Write out the data below in full, unchanged, minus the images.
***** Recorded data *****
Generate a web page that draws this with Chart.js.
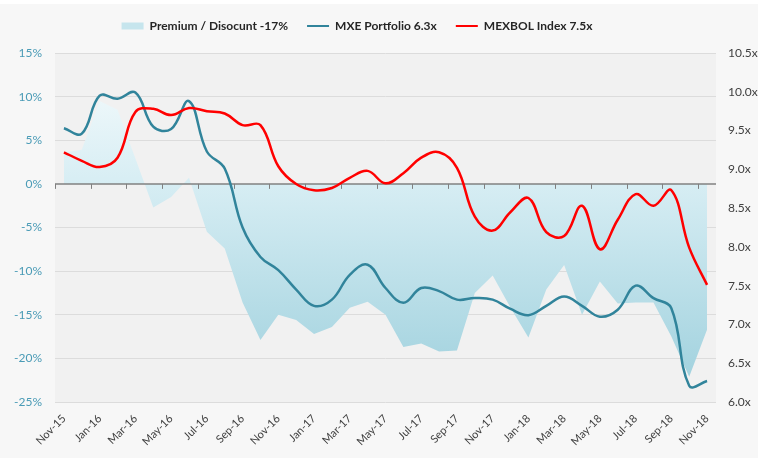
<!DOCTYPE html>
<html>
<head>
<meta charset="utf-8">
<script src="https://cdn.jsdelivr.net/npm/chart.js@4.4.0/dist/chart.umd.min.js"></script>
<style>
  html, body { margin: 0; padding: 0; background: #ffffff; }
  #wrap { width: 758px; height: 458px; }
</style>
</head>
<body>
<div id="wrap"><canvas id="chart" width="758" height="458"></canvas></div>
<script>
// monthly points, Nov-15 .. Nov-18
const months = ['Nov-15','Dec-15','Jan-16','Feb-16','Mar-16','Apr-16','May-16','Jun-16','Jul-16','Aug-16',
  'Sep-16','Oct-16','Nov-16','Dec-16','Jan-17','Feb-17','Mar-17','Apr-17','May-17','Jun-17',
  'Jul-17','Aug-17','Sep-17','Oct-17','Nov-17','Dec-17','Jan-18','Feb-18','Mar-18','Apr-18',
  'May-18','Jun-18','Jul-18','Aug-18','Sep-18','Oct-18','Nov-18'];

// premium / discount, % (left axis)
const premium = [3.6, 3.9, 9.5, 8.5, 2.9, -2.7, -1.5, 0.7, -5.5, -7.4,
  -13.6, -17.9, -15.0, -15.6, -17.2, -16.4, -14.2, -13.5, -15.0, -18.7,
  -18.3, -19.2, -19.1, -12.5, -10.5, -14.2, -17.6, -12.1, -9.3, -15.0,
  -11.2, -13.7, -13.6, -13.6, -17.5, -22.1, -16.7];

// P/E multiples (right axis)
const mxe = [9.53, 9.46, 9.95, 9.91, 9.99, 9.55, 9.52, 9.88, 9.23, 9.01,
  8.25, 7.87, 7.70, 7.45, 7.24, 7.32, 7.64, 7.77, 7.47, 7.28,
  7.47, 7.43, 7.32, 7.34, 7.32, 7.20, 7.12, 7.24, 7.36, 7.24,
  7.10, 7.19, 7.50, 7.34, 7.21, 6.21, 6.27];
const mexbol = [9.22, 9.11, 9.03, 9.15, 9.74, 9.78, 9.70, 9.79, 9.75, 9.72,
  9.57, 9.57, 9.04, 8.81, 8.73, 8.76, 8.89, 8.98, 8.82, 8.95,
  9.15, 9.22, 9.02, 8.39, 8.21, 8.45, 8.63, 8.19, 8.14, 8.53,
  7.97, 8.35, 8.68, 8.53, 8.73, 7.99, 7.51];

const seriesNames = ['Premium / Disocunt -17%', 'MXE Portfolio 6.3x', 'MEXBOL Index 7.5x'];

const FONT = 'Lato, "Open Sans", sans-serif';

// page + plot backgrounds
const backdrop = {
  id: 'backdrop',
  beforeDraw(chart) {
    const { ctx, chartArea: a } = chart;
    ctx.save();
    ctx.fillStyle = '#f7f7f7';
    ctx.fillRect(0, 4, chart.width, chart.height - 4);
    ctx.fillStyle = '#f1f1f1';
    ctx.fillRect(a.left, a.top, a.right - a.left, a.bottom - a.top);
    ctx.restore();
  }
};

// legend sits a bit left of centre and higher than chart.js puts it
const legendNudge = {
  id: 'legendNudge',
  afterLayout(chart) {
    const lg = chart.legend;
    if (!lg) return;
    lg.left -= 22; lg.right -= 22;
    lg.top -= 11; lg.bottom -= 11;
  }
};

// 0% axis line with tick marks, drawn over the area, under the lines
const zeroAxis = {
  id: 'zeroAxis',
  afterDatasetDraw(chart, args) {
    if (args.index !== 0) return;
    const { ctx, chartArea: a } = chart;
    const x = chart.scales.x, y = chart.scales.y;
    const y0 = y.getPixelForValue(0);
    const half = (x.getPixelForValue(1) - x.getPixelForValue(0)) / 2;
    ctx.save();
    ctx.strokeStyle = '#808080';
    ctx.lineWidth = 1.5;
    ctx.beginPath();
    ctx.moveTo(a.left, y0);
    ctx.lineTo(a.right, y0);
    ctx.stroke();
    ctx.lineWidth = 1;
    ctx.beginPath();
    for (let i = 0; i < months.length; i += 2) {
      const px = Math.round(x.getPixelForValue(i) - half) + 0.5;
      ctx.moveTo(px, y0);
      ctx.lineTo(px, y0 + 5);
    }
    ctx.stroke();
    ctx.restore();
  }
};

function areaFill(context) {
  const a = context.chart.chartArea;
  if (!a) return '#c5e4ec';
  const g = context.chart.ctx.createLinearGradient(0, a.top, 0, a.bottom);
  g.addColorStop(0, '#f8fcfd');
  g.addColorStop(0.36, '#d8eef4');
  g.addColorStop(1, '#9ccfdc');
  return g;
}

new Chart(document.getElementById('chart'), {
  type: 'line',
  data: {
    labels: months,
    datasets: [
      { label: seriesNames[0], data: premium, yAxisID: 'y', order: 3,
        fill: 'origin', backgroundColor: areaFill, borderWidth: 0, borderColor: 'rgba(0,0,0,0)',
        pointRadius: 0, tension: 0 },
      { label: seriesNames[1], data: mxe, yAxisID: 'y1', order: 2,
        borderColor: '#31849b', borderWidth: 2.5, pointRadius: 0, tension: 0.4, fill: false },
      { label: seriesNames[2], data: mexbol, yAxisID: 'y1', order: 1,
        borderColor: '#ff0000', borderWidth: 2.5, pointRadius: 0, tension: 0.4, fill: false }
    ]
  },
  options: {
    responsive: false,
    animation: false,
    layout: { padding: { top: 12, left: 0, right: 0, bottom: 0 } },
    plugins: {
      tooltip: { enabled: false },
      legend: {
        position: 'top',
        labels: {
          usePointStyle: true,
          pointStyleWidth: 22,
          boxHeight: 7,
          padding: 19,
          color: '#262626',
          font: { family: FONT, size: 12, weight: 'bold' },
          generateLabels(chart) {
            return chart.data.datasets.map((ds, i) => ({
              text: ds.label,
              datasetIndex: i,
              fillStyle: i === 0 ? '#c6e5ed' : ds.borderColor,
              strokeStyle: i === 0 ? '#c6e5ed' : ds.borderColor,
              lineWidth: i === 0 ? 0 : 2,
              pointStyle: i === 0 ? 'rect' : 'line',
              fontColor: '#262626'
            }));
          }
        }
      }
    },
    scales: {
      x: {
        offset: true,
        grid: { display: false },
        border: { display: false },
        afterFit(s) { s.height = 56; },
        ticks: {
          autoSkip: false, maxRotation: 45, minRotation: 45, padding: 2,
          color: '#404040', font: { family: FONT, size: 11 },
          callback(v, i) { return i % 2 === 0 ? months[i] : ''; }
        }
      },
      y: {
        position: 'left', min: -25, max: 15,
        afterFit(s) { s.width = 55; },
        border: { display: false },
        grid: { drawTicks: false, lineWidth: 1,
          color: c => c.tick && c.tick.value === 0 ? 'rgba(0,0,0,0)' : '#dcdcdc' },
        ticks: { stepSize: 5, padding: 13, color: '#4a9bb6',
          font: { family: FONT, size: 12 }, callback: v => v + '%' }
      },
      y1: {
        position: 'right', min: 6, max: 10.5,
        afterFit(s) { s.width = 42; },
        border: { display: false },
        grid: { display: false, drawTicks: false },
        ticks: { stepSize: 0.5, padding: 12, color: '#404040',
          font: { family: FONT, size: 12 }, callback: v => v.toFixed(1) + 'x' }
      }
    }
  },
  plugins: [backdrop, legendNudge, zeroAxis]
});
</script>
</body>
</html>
*****
→ **Problem solution**
Generate a web page that draws this with Chart.js.
<!DOCTYPE html>
<html>
<head>
<meta charset="utf-8">
<script src="https://cdn.jsdelivr.net/npm/chart.js@4.4.0/dist/chart.umd.min.js"></script>
<style>
  html, body { margin: 0; padding: 0; background: #ffffff; }
  #wrap { width: 758px; height: 458px; }
</style>
</head>
<body>
<div id="wrap"><canvas id="chart" width="758" height="458"></canvas></div>
<script>
// monthly points, Nov-15 .. Nov-18
const months = ['Nov-15','Dec-15','Jan-16','Feb-16','Mar-16','Apr-16','May-16','Jun-16','Jul-16','Aug-16',
  'Sep-16','Oct-16','Nov-16','Dec-16','Jan-17','Feb-17','Mar-17','Apr-17','May-17','Jun-17',
  'Jul-17','Aug-17','Sep-17','Oct-17','Nov-17','Dec-17','Jan-18','Feb-18','Mar-18','Apr-18',
  'May-18','Jun-18','Jul-18','Aug-18','Sep-18','Oct-18','Nov-18'];

// premium / discount, % (left axis)
const premium = [3.6, 3.9, 9.5, 8.5, 2.9, -2.7, -1.5, 0.7, -5.5, -7.4,
  -13.6, -17.9, -15.0, -15.6, -17.2, -16.4, -14.2, -13.5, -15.0, -18.7,
  -18.3, -19.2, -19.1, -12.5, -10.5, -14.2, -17.6, -12.1, -9.3, -15.0,
  -11.2, -13.7, -13.6, -13.6, -17.5, -22.1, -16.7];

// P/E multiples (right axis)
const mxe = [9.53, 9.46, 9.95, 9.91, 9.99, 9.55, 9.52, 9.88, 9.23, 9.01,
  8.25, 7.87, 7.70, 7.45, 7.24, 7.32, 7.64, 7.77, 7.47, 7.28,
  7.47, 7.43, 7.32, 7.34, 7.32, 7.20, 7.12, 7.24, 7.36, 7.24,
  7.10, 7.19, 7.50, 7.34, 7.21, 6.21, 6.27];
const mexbol = [9.22, 9.11, 9.03, 9.15, 9.74, 9.78, 9.70, 9.79, 9.75, 9.72,
  9.57, 9.57, 9.04, 8.81, 8.73, 8.76, 8.89, 8.98, 8.82, 8.95,
  9.15, 9.22, 9.02, 8.39, 8.21, 8.45, 8.63, 8.19, 8.14, 8.53,
  7.97, 8.35, 8.68, 8.53, 8.73, 7.99, 7.51];

const seriesNames = ['Premium / Disocunt -17%', 'MXE Portfolio 6.3x', 'MEXBOL Index 7.5x'];

const FONT = 'Lato, "Open Sans", sans-serif';

// page + plot backgrounds
const backdrop = {
  id: 'backdrop',
  beforeDraw(chart) {
    const { ctx, chartArea: a } = chart;
    ctx.save();
    ctx.fillStyle = '#f7f7f7';
    ctx.fillRect(0, 4, chart.width, chart.height - 4);
    ctx.fillStyle = '#f1f1f1';
    ctx.fillRect(a.left, a.top, a.right - a.left, a.bottom - a.top);
    ctx.restore();
  }
};

// legend sits a bit left of centre and higher than chart.js puts it
const legendNudge = {
  id: 'legendNudge',
  afterLayout(chart) {
    const lg = chart.legend;
    if (!lg) return;
    lg.left -= 22; lg.right -= 22;
    lg.top -= 11; lg.bottom -= 11;
  }
};

// 0% axis line with tick marks, drawn over the area, under the lines
const zeroAxis = {
  id: 'zeroAxis',
  afterDatasetDraw(chart, args) {
    if (args.index !== 0) return;
    const { ctx, chartArea: a } = chart;
    const x = chart.scales.x, y = chart.scales.y;
    const y0 = y.getPixelForValue(0);
    const half = (x.getPixelForValue(1) - x.getPixelForValue(0)) / 2;
    ctx.save();
    ctx.strokeStyle = '#808080';
    ctx.lineWidth = 1.5;
    ctx.beginPath();
    ctx.moveTo(a.left, y0);
    ctx.lineTo(a.right, y0);
    ctx.stroke();
    ctx.lineWidth = 1;
    ctx.beginPath();
    for (let i = 0; i < months.length; i += 2) {
      const px = Math.round(x.getPixelForValue(i) - half) + 0.5;
      ctx.moveTo(px, y0);
      ctx.lineTo(px, y0 + 5);
    }
    ctx.stroke();
    ctx.restore();
  }
};

function areaFill(context) {
  const a = context.chart.chartArea;
  if (!a) return '#c5e4ec';
  const g = context.chart.ctx.createLinearGradient(0, a.top, 0, a.bottom);
  g.addColorStop(0, '#f8fcfd');
  g.addColorStop(0.36, '#d8eef4');
  g.addColorStop(1, '#9ccfdc');
  return g;
}

new Chart(document.getElementById('chart'), {
  type: 'line',
  data: {
    labels: months,
    datasets: [
      { label: seriesNames[0], data: premium, yAxisID: 'y', order: 3,
        fill: 'origin', backgroundColor: areaFill, borderWidth: 0, borderColor: 'rgba(0,0,0,0)',
        pointRadius: 0, tension: 0 },
      { label: seriesNames[1], data: mxe, yAxisID: 'y1', order: 2,
        borderColor: '#31849b', borderWidth: 2.5, pointRadius: 0, tension: 0.4, fill: false },
      { label: seriesNames[2], data: mexbol, yAxisID: 'y1', order: 1,
        borderColor: '#ff0000', borderWidth: 2.5, pointRadius: 0, tension: 0.4, fill: false }
    ]
  },
  options: {
    responsive: false,
    animation: false,
    layout: { padding: { top: 12, left: 0, right: 0, bottom: 0 } },
    plugins: {
      tooltip: { enabled: false },
      legend: {
        position: 'top',
        labels: {
          usePointStyle: true,
          pointStyleWidth: 22,
          boxHeight: 7,
          padding: 19,
          color: '#262626',
          font: { family: FONT, size: 12, weight: 'bold' },
          generateLabels(chart) {
            return chart.data.datasets.map((ds, i) => ({
              text: ds.label,
              datasetIndex: i,
              fillStyle: i === 0 ? '#c6e5ed' : ds.borderColor,
              strokeStyle: i === 0 ? '#c6e5ed' : ds.borderColor,
              lineWidth: i === 0 ? 0 : 2,
              pointStyle: i === 0 ? 'rect' : 'line',
              fontColor: '#262626'
            }));
          }
        }
      }
    },
    scales: {
      x: {
        offset: true,
        grid: { display: false },
        border: { display: false },
        afterFit(s) { s.height = 56; },
        ticks: {
          autoSkip: false, maxRotation: 45, minRotation: 45, padding: 2,
          color: '#404040', font: { family: FONT, size: 11 },
          callback(v, i) { return i % 2 === 0 ? months[i] : ''; }
        }
      },
      y: {
        position: 'left', min: -25, max: 15,
        afterFit(s) { s.width = 55; },
        border: { display: false },
        grid: { drawTicks: false, lineWidth: 1,
          color: c => c.tick && c.tick.value === 0 ? 'rgba(0,0,0,0)' : '#dcdcdc' },
        ticks: { stepSize: 5, padding: 13, color: '#4a9bb6',
          font: { family: FONT, size: 12 }, callback: v => v + '%' }
      },
      y1: {
        position: 'right', min: 6, max: 10.5,
        afterFit(s) { s.width = 42; },
        border: { display: false },
        grid: { display: false, drawTicks: false },
        ticks: { stepSize: 0.5, padding: 12, color: '#404040',
          font: { family: FONT, size: 12 }, callback: v => v.toFixed(1) + 'x' }
      }
    }
  },
  plugins: [backdrop, legendNudge, zeroAxis]
});
</script>
</body>
</html>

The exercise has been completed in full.